It seems unfair to single out the medical profession for special treatment after fee caps were removed and the genie has been out of the bottle and running amok for 10 years (Benchmarks for medical fees need more teeth, by Mr Paul Chan Poh Hoi; Jan 19).
While it is disconcerting that medical fees are stratospherically high, the same can be said of general costs of living in Singapore.
If the Government is to be deemed impartial, then a slew of measures must be mandated across all services and trades to rein in profiteering professionals and slay wanton inflation.
Architects must charge no more than a certain percentage of construction costs, lawyers must not exceed a certain fee no matter how long the court appointments drag on, car dealers cannot sell their wares at more than a certain multiple or fraction of the open market value, chief executives' salaries must be pegged to profits and so on.
The list is infinite.
But this would destroy the free economy as we know it.

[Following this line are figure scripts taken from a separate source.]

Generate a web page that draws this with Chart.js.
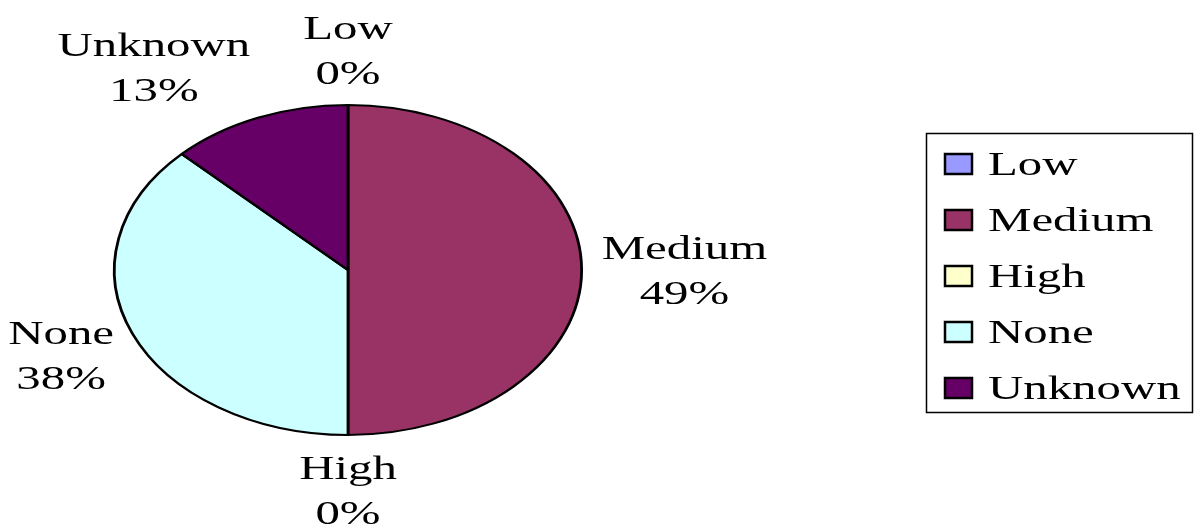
<!DOCTYPE html>
<html>
<head>
<meta charset="utf-8">
<script src="https://cdn.jsdelivr.net/npm/chart.js@4/dist/chart.umd.min.js"></script>
<style>
    html, body { margin: 0; padding: 0; background: #fff; }
    #wrap { width: 1199px; height: 531px; }
    .probe { font-family: "Liberation Serif"; position: absolute; left: -999px; }
</style>
</head>
<body>
<span class="probe">Medium</span>
<div id="wrap"><canvas id="riskPie" width="1199" height="531"></canvas></div>
<script>
// slice data
const categories = ["Low", "Medium", "High", "None", "Unknown"];
const shares = [0, 50, 0, 37.4, 12.6];
const percentLabels = ["0%", "49%", "0%", "38%", "13%"];
const sliceColors = ["#9999FF", "#993366", "#FFFFCC", "#CCFFFF", "#660066"];

const FONT = "33px \"Liberation Serif\", \"Times New Roman\", Tinos, serif";
const TEXT_STRETCH = 1.48;   // the old chart's text is drawn wide
const PIE_STRETCH = 1.416;   // ...and so is the pie (an ellipse)

function wideText(ctx, str, x, y, align) {
    ctx.save();
    ctx.translate(x, y);
    ctx.scale(TEXT_STRETCH, 1);
    ctx.textAlign = align || "center";
    ctx.fillText(str, 0, 0);
    ctx.restore();
}

// squash the circle into an ellipse around the pie centre
const stretchPie = {
    id: "stretchPie",
    beforeDatasetsDraw(chart) {
        const arc = chart.getDatasetMeta(0).data[0];
        const ctx = chart.ctx;
        ctx.save();
        ctx.translate(arc.x, arc.y);
        ctx.scale(PIE_STRETCH, 1);
        ctx.translate(-arc.x, -arc.y);
    },
    afterDatasetsDraw(chart) {
        chart.ctx.restore();
    }
};

// "Name / nn%" labels outside each slice
const sliceLabels = {
    id: "sliceLabels",
    afterDraw(chart) {
        const ctx = chart.ctx;
        const meta = chart.getDatasetMeta(0);
        ctx.save();
        ctx.font = FONT;
        ctx.fillStyle = "#000";
        ctx.textBaseline = "middle";
        meta.data.forEach((arc, i) => {
            const mid = (arc.startAngle + arc.endAngle) / 2 + Math.PI / 2; // 0 = top, clockwise
            const s = Math.sin(mid), c = Math.cos(mid);
            const rx = arc.outerRadius * PIE_STRETCH + 20;
            const ry = arc.outerRadius + 10;
            const px = arc.x + rx * s;
            const py = arc.y - ry * c;
            const w = Math.max(ctx.measureText(categories[i]).width, ctx.measureText(percentLabels[i]).width) * TEXT_STRETCH;
            const lineH = 45;
            const h = lineH * 2;
            const kx = Math.sign(s) * Math.min(1, Math.abs(s) * 3);
            const cx = px + kx * w / 2;
            const cy = py - c * h / 2 + 3;
            wideText(ctx, categories[i], cx, cy - lineH / 2);
            wideText(ctx, percentLabels[i], cx, cy + lineH / 2);
        });
        ctx.restore();
    }
};

// boxed legend on the right
const boxLegend = {
    id: "boxLegend",
    afterDraw(chart) {
        const ctx = chart.ctx;
        const left = 926, top = 133, width = 266, height = 279;
        ctx.save();
        ctx.strokeStyle = "#000";
        ctx.lineWidth = 1.5;
        ctx.strokeRect(left + 0.5, top + 0.5, width, height);
        ctx.font = FONT;
        ctx.fillStyle = "#000";
        ctx.textBaseline = "middle";
        categories.forEach((name, i) => {
            const y = top + 31 + i * 56;
            ctx.fillStyle = sliceColors[i];
            ctx.fillRect(945, y - 10, 27, 20);
            ctx.lineWidth = 2.5;
            ctx.strokeStyle = "#000";
            ctx.strokeRect(945, y - 10, 27, 20);
            ctx.fillStyle = "#000";
            wideText(ctx, name, 988, y + 2, "left");
        });
        ctx.restore();
    }
};

function drawChart() {
    new Chart(document.getElementById("riskPie"), {
        type: "pie",
        data: {
            labels: categories,
            datasets: [{
                data: shares,
                backgroundColor: sliceColors,
                borderColor: "#000",
                borderWidth: 2,
                hoverOffset: 0
            }]
        },
        options: {
            responsive: false,
            animation: false,
            events: [],
            layout: {
                padding: { top: 104, bottom: 95, left: 182, right: 685 }
            },
            plugins: {
                legend: { display: false },
                tooltip: { enabled: false },
                title: { display: false }
            }
        },
        plugins: [stretchPie, sliceLabels, boxLegend]
    });
}

document.fonts.load(FONT, "Medium").then(drawChart, drawChart);
</script>
</body>
</html>
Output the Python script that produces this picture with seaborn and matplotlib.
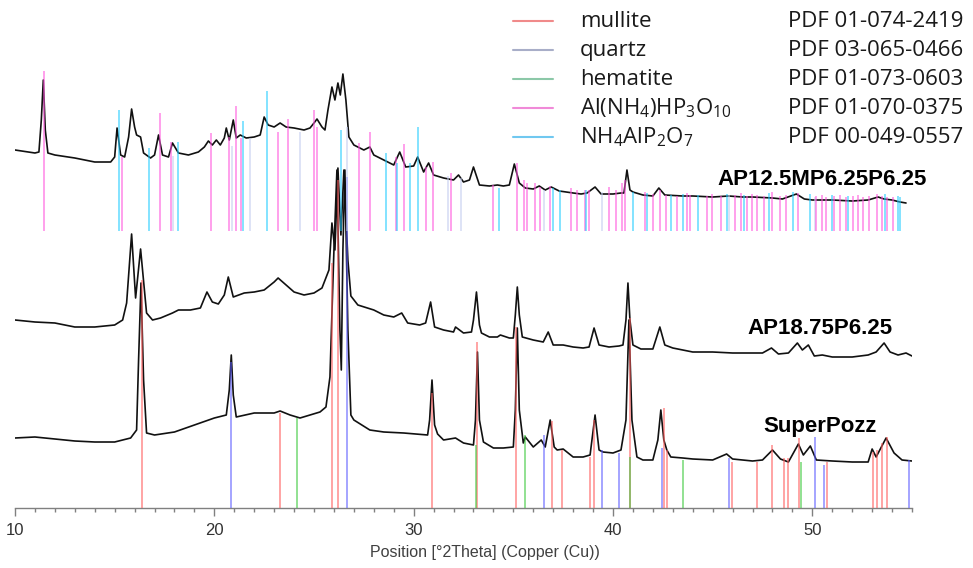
import matplotlib
matplotlib.use("Agg")
import numpy as np
import pandas as pd
import matplotlib.pyplot as plt
import seaborn as sns
from matplotlib.lines import Line2D
from matplotlib.ticker import MultipleLocator

# --- XRD patterns (2theta in deg, intensity in a.u. incl. stacking offset) ---
sp_2theta = [10.0, 11.0, 12.0, 13.0, 14.0, 15.0, 15.8, 16.1, 16.2, 16.32, 16.45, 16.6, 17.0, 18.0, 19.0, 20.0,
             20.6, 20.75, 20.85, 20.95, 21.1, 22.0, 23.0, 23.3, 23.8, 24.3, 24.8, 25.3, 25.6, 25.8,
             26.0, 26.15, 26.3, 26.37, 26.45, 26.55, 26.7, 26.85, 27.0, 27.8, 28.5, 29.5, 30.7, 30.8,
             30.92, 31.05, 31.2, 31.5, 32.1, 32.5, 33.0, 33.1, 33.2, 33.3, 33.5, 34.0, 34.5, 35.0, 35.1,
             35.2, 35.3, 35.5, 35.6, 36.0, 36.4, 36.6, 36.85, 37.05, 37.2, 37.5, 38.0, 38.5, 38.85, 39.1,
             39.3, 39.5, 40.0, 40.4, 40.65, 40.8, 40.95, 41.2, 41.5, 42.0, 42.25, 42.4, 42.55, 42.7, 42.9,
             43.5, 44.0, 45.0, 45.7, 46.0, 47.0, 47.5, 48.0, 48.4, 48.8, 49.3, 49.55, 49.9, 50.2, 51.0,
             52.0, 52.8, 53.0, 53.2, 53.7, 54.1, 54.5, 55.0]
sp_int = [70, 71, 69, 67, 66, 66, 70, 78, 148, 225, 128, 75, 73, 76, 83, 90,
          93, 118, 153, 113, 91, 95, 95, 97, 93, 90, 93, 96, 101, 131,
          258, 338, 178, 138, 258, 338, 178, 93, 88, 78, 76, 75, 73, 88,
          128, 83, 74, 68, 70, 65, 63, 88, 156, 88, 66, 60, 60, 61, 98,
          180, 98, 65, 71, 61, 68, 61, 88, 61, 58, 59, 51, 51, 53, 93,
          58, 56, 55, 58, 88, 188, 88, 51, 48, 48, 68, 98, 68, 58, 51,
          50, 49, 48, 54, 49, 47, 48, 58, 49, 46, 64, 53, 62, 48, 47,
          46, 46, 59, 51, 70, 55, 48, 47]

ap18_2theta = [10.0, 11.0, 12.0, 13.0, 14.0, 15.0, 15.4, 15.6, 15.85, 16.05, 16.3, 16.6, 16.9, 17.3, 17.9,
               18.2, 18.8, 19.3, 19.63, 19.9, 20.2, 20.5, 20.7, 20.95, 21.5, 22.0, 22.5, 23.0, 23.2, 23.6,
               24.0, 24.5, 25.0, 25.4, 25.75, 25.9, 26.05, 26.2, 26.35, 26.5, 26.7, 26.85, 27.2, 28.0,
               28.5, 29.0, 29.4, 29.7, 30.3, 30.6, 30.85, 31.05, 31.5, 32.0, 32.1, 32.5, 32.9, 33.0,
               33.15, 33.3, 33.4, 33.8, 34.2, 34.35, 34.8, 35.0, 35.1, 35.2, 35.3, 35.45, 36.0, 36.5,
               36.75, 37.0, 37.5, 38.0, 38.5, 38.8, 39.05, 39.3, 39.8, 40.3, 40.5, 40.65, 40.75, 40.85,
               41.0, 41.4, 42.0, 42.35, 42.6, 43.0, 44.0, 45.0, 46.0, 47.0, 47.5, 47.95, 48.3, 48.8,
               49.25, 49.5, 49.8, 50.1, 50.5, 51.0, 52.0, 52.8, 53.2, 53.6, 53.9, 54.3, 54.7, 55.0]
ap18_int = [188, 186, 185, 181, 181, 183, 188, 205, 274, 210, 259, 195, 188, 190, 195,
            198, 198, 200, 216, 206, 204, 213, 231, 211, 215, 216, 218, 226, 230, 223,
            216, 213, 215, 220, 238, 285, 258, 340, 273, 338, 248, 212, 203, 198,
            193, 191, 195, 185, 183, 185, 206, 181, 178, 176, 181, 175, 176, 188,
            216, 183, 175, 171, 171, 173, 170, 170, 193, 221, 193, 171, 168, 166,
            176, 163, 163, 161, 160, 161, 180, 163, 161, 162, 163, 188, 225, 188,
            163, 159, 159, 181, 163, 160, 156, 156, 155, 155, 155, 160, 154, 155,
            165, 158, 163, 152, 153, 151, 151, 153, 156, 165, 156, 153, 155, 152]

ap12_2theta = [10.0, 11.0, 11.2, 11.32, 11.42, 11.52, 11.65, 12.0, 13.0, 14.0, 14.8, 15.0, 15.12, 15.3,
               15.5, 15.7, 15.85, 16.0, 16.1, 16.3, 16.45, 16.8, 17.0, 17.2, 17.4, 17.7, 17.9, 18.2,
               18.7, 19.2, 19.5, 19.7, 19.9, 20.1, 20.3, 20.5, 20.6, 20.75, 20.95, 21.1, 21.3, 21.6,
               22.0, 22.3, 22.5, 22.7, 23.0, 23.3, 23.6, 24.0, 24.5, 24.8, 25.0, 25.15, 25.4, 25.55,
               25.7, 25.9, 26.05, 26.2, 26.32, 26.45, 26.6, 26.75, 27.0, 27.5, 27.8, 28.0, 28.5, 29.0,
               29.3, 29.6, 30.0, 30.2, 30.5, 30.75, 31.0, 31.5, 32.0, 32.25, 32.5, 32.8, 33.0, 33.3,
               33.8, 34.2, 34.5, 34.8, 35.05, 35.3, 35.6, 36.0, 36.3, 36.6, 36.9, 37.3, 38.0, 38.4,
               38.7, 39.1, 39.4, 40.0, 40.4, 40.55, 40.7, 40.85, 41.0, 41.5, 42.0, 42.3, 42.6, 43.5,
               44.0, 45.0, 45.8, 46.5, 47.0, 48.0, 48.5, 49.2, 49.6, 50.0, 51.0, 52.0, 52.8, 53.3,
               53.6, 54.0, 54.4, 54.7]
ap12_int = [358, 355, 356, 388, 428, 378, 355, 353, 350, 346, 346, 351, 380, 353,
            351, 371, 399, 381, 373, 371, 355, 350, 353, 373, 353, 351, 365, 355,
            353, 356, 361, 367, 363, 368, 363, 370, 380, 368, 388, 370, 373, 370,
            371, 373, 391, 383, 381, 385, 381, 380, 378, 380, 385, 389, 381, 378,
            398, 421, 408, 425, 413, 434, 408, 371, 363, 358, 361, 353, 348, 343,
            356, 341, 342, 351, 336, 345, 333, 330, 328, 333, 326, 328, 341, 323,
            322, 323, 322, 323, 344, 325, 320, 319, 322, 318, 321, 317, 315, 314,
            315, 321, 314, 314, 315, 315, 338, 318, 316, 313, 312, 320, 313, 312,
            312, 311, 312, 311, 311, 310, 309, 314, 309, 308, 308, 307, 308, 311,
            309, 308, 306, 305]

# --- reference patterns (stick positions and heights) ---
mullite_pos = [16.35, 23.3, 25.9, 26.2, 30.9, 33.2, 35.15, 36.95, 37.45, 38.85, 39.05, 40.85, 42.55,
               42.7, 45.95, 47.2, 48.0, 48.6, 48.8, 49.35, 50.75, 53.05, 53.25, 53.5, 53.75]
mullite_int = [228, 95, 245, 328, 115, 166, 181, 87, 58, 51, 88, 190, 100,
               58, 46, 46, 63, 50, 50, 70, 46, 56, 58, 65, 71]
quartz_pos = [20.85, 26.65, 36.55, 39.45, 40.3, 42.45, 45.8, 50.15, 50.6, 54.85]
quartz_int = [146, 331, 73, 58, 55, 60, 50, 71, 43, 48]
hematite_pos = [24.15, 33.15, 35.6, 40.85, 43.5, 49.45]
hematite_int = [90, 63, 73, 51, 48, 46]

alnh4_pos = [11.45, 15.37, 17.28, 17.83, 19.83, 20.74, 21.09, 21.34, 23.2, 23.7,
             25.0, 25.15, 27.26, 27.8, 29.1, 29.5, 30.6, 30.95, 31.85, 34.0,
             35.2, 35.55, 35.7, 36.1, 36.35, 36.85, 37.9, 38.2, 38.6, 38.8,
             39.8, 40.15, 40.45, 40.6, 41.6, 42.0, 42.35, 42.65, 43.2, 43.7,
             43.85, 44.7, 44.95, 45.4, 46.1, 46.4, 46.7, 46.95, 47.2, 47.6,
             48.0, 48.4, 48.7, 49.3, 50.2, 50.5, 50.7, 51.1, 51.4, 51.7,
             52.05, 52.3, 52.55, 52.85, 53.25, 53.5, 53.75, 54.05]
alnh4_int = [160, 74, 118, 89, 98, 94, 125, 93, 99, 112,
             121, 104, 88, 99, 74, 87, 64, 69, 58, 46,
             68, 51, 48, 48, 44, 45, 43, 41, 41, 41,
             44, 41, 48, 51, 39, 37, 41, 36, 35, 38,
             36, 35, 37, 35, 36, 38, 35, 37, 36, 35,
             39, 35, 36, 38, 35, 36, 34, 35, 36, 34,
             35, 36, 34, 35, 37, 35, 34, 34]
nh4alp_pos = [15.2, 16.72, 18.18, 21.45, 22.64, 26.36, 28.6, 29.17, 29.8, 30.2,
              34.3, 37.0, 37.35, 38.65, 41.0, 41.7, 42.9, 43.5, 44.25, 45.7,
              46.55, 47.85, 49.05, 49.9, 51.0, 51.8, 53.65, 54.3, 54.4]
nh4alp_int = [121, 83, 89, 110, 140, 101, 78, 68, 68, 104,
              43, 43, 41, 41, 39, 38, 36, 37, 36, 37,
              36, 38, 39, 37, 36, 35, 37, 35, 34]
faint_pos = [17.93, 20.9, 21.8, 24.3, 26.65, 31.7, 32.35, 36.55, 39.45, 45.8, 50.15]
faint_int = [75, 85, 93, 99, 104, 55, 53, 41, 39, 36, 34]

phase_names = ["mullite", "quartz", "hematite",
               r"Al(NH$_\mathregular{4}$)HP$_\mathregular{3}$O$_\mathregular{10}$",
               r"NH$_\mathregular{4}$AlP$_\mathregular{2}$O$_\mathregular{7}$"]
phase_codes = ["PDF 01-074-2419", "PDF 03-065-0466", "PDF 01-073-0603",
               "PDF 01-070-0375", "PDF 00-049-0557"]
sample_names = ["AP12.5MP6.25P6.25", "AP18.75P6.25", "SuperPozz"]

top_base = 277  # offset of the stick patterns drawn with the top sample

# --- Style ---
sns.set_theme(style="white")
plt.rcParams["font.family"] = ["Liberation Sans", "DejaVu Sans"]

fig = plt.figure(figsize=(9.73, 5.68), dpi=100)
ax = fig.add_axes([15 / 973, 60 / 568, 897 / 973, 508 / 568])

# --- Traces ---
traces = pd.concat([
    pd.DataFrame({"two_theta": ap12_2theta, "intensity": ap12_int, "sample": sample_names[0]}),
    pd.DataFrame({"two_theta": ap18_2theta, "intensity": ap18_int, "sample": sample_names[1]}),
    pd.DataFrame({"two_theta": sp_2theta, "intensity": sp_int, "sample": sample_names[2]}),
], ignore_index=True)
sns.lineplot(data=traces, x="two_theta", y="intensity", units="sample", estimator=None,
             sort=False, color="#111111", lw=1.2, ax=ax, zorder=2)

# --- Sticks ---
stick_sets = [
    (mullite_pos, mullite_int, 0, "#ff5c5c"),
    (quartz_pos, quartz_int, 0, "#5c5cff"),
    (hematite_pos, hematite_int, 0, "#3cc83c"),
    (faint_pos, faint_int, top_base, "#c4cdf0"),
    (alnh4_pos, alnh4_int, top_base, "#ff55dd"),
    (nh4alp_pos, nh4alp_int, top_base, "#22ccff"),
]
for pos, inten, base, col in stick_sets:
    ax.vlines(pos, base, base + np.array(inten), colors=col, lw=1.3, alpha=0.6, zorder=3)

# --- Sample labels ---
label_x = [45.22, 46.73, 47.53]
label_y = [323, 174, 76]
for name, lx, ly in zip(sample_names, label_x, label_y):
    ax.text(lx, ly, name, fontsize=16, fontweight="bold", va="baseline", color="black")

# --- Legend (phase, colour, PDF card) ---
legend_colors = ["#f08a8a", "#a8aec8", "#8cc8a8", "#f08ad8", "#70c8f0"]
for i, (name, code, col) in enumerate(zip(phase_names, phase_codes, legend_colors)):
    base_y = 1 - (27 + 29 * i) / 568
    fig.add_artist(Line2D([513 / 973, 553 / 973], [base_y + 6 / 568] * 2, color=col, lw=1.5))
    fig.text(580 / 973, base_y, name, fontsize=16, family=["Open Sans", "DejaVu Sans"],
             va="baseline", color="#1a1a1a")
    fig.text(788 / 973, base_y, code, fontsize=16, family=["Open Sans", "DejaVu Sans"],
             va="baseline", color="#1a1a1a")

# --- Axes ---
ax.set_xlim(10, 55)
ax.set_ylim(0, 508)
ax.set_yticks([])
ax.set_ylabel("")
ax.xaxis.set_major_locator(MultipleLocator(10))
ax.xaxis.set_minor_locator(MultipleLocator(1))
for side in ["left", "right", "top"]:
    ax.spines[side].set_visible(False)
ax.spines["bottom"].set_color("#808080")
ax.spines["bottom"].set_linewidth(1.0)
ax.tick_params(axis="x", which="both", bottom=True, direction="out", color="#808080", width=1.0)
ax.tick_params(axis="x", which="major", length=6, pad=5, labelsize=12, labelcolor="#333333")
ax.tick_params(axis="x", which="minor", length=3)
ax.set_xlabel("Position [°2Theta] (Copper (Cu))", fontsize=11.5, color="#404040")
ax.xaxis.set_label_coords((485 - 15) / 897, -0.072)
ax.patch.set_alpha(0)

fig.savefig("out.png", dpi=100)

Doesn't Singapore pride itself on selling a product well worth its value, without artificial limits placed?
It is universal practice to use price mechanisms to differentiate a mediocre service from an excellent one.
Hence, marquee doctors in possession of unique skills, using the best equipment and catering to the elite and affluent should be allowed to charge accordingly without interference from the state.
The fee-regulating authorities are caught between a rock and a hard place, with no way to appease all parties.